INFORMATION SHOWN:

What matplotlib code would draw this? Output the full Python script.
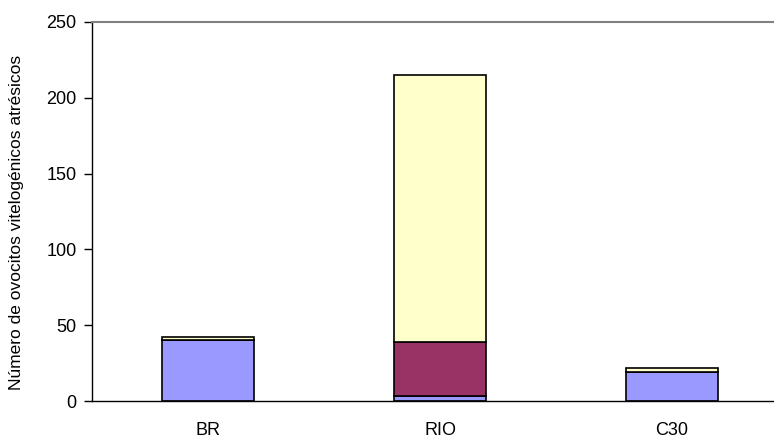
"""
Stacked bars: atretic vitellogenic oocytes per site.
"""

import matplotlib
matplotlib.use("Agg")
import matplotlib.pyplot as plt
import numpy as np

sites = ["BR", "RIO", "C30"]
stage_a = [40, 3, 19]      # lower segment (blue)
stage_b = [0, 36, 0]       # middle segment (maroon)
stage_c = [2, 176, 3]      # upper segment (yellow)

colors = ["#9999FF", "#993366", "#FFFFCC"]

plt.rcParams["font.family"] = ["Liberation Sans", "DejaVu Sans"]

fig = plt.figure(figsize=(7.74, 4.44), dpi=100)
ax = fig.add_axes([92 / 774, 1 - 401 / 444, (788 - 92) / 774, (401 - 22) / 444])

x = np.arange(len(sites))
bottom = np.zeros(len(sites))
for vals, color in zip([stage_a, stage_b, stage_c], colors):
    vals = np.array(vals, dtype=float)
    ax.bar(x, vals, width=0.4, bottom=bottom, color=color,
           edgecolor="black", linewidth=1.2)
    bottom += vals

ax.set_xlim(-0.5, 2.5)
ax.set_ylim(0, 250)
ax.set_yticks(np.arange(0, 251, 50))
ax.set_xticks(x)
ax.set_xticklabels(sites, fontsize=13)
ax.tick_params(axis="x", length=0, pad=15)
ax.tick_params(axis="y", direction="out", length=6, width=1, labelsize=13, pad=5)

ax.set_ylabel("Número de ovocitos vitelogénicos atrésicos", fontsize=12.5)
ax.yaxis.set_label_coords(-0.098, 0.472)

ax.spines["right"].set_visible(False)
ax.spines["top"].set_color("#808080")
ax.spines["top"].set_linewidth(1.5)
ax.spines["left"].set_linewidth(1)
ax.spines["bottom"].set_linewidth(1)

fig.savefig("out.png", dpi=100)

WORK TO BE COMPLETED: Quote the data above in full and without alteration; skip the pictures.

TASK RESPONSE:
What matplotlib code would draw this? Output the full Python script.
"""
Stacked bars: atretic vitellogenic oocytes per site.
"""

import matplotlib
matplotlib.use("Agg")
import matplotlib.pyplot as plt
import numpy as np

sites = ["BR", "RIO", "C30"]
stage_a = [40, 3, 19]      # lower segment (blue)
stage_b = [0, 36, 0]       # middle segment (maroon)
stage_c = [2, 176, 3]      # upper segment (yellow)

colors = ["#9999FF", "#993366", "#FFFFCC"]

plt.rcParams["font.family"] = ["Liberation Sans", "DejaVu Sans"]

fig = plt.figure(figsize=(7.74, 4.44), dpi=100)
ax = fig.add_axes([92 / 774, 1 - 401 / 444, (788 - 92) / 774, (401 - 22) / 444])

x = np.arange(len(sites))
bottom = np.zeros(len(sites))
for vals, color in zip([stage_a, stage_b, stage_c], colors):
    vals = np.array(vals, dtype=float)
    ax.bar(x, vals, width=0.4, bottom=bottom, color=color,
           edgecolor="black", linewidth=1.2)
    bottom += vals

ax.set_xlim(-0.5, 2.5)
ax.set_ylim(0, 250)
ax.set_yticks(np.arange(0, 251, 50))
ax.set_xticks(x)
ax.set_xticklabels(sites, fontsize=13)
ax.tick_params(axis="x", length=0, pad=15)
ax.tick_params(axis="y", direction="out", length=6, width=1, labelsize=13, pad=5)

ax.set_ylabel("Número de ovocitos vitelogénicos atrésicos", fontsize=12.5)
ax.yaxis.set_label_coords(-0.098, 0.472)

ax.spines["right"].set_visible(False)
ax.spines["top"].set_color("#808080")
ax.spines["top"].set_linewidth(1.5)
ax.spines["left"].set_linewidth(1)
ax.spines["bottom"].set_linewidth(1)

fig.savefig("out.png", dpi=100)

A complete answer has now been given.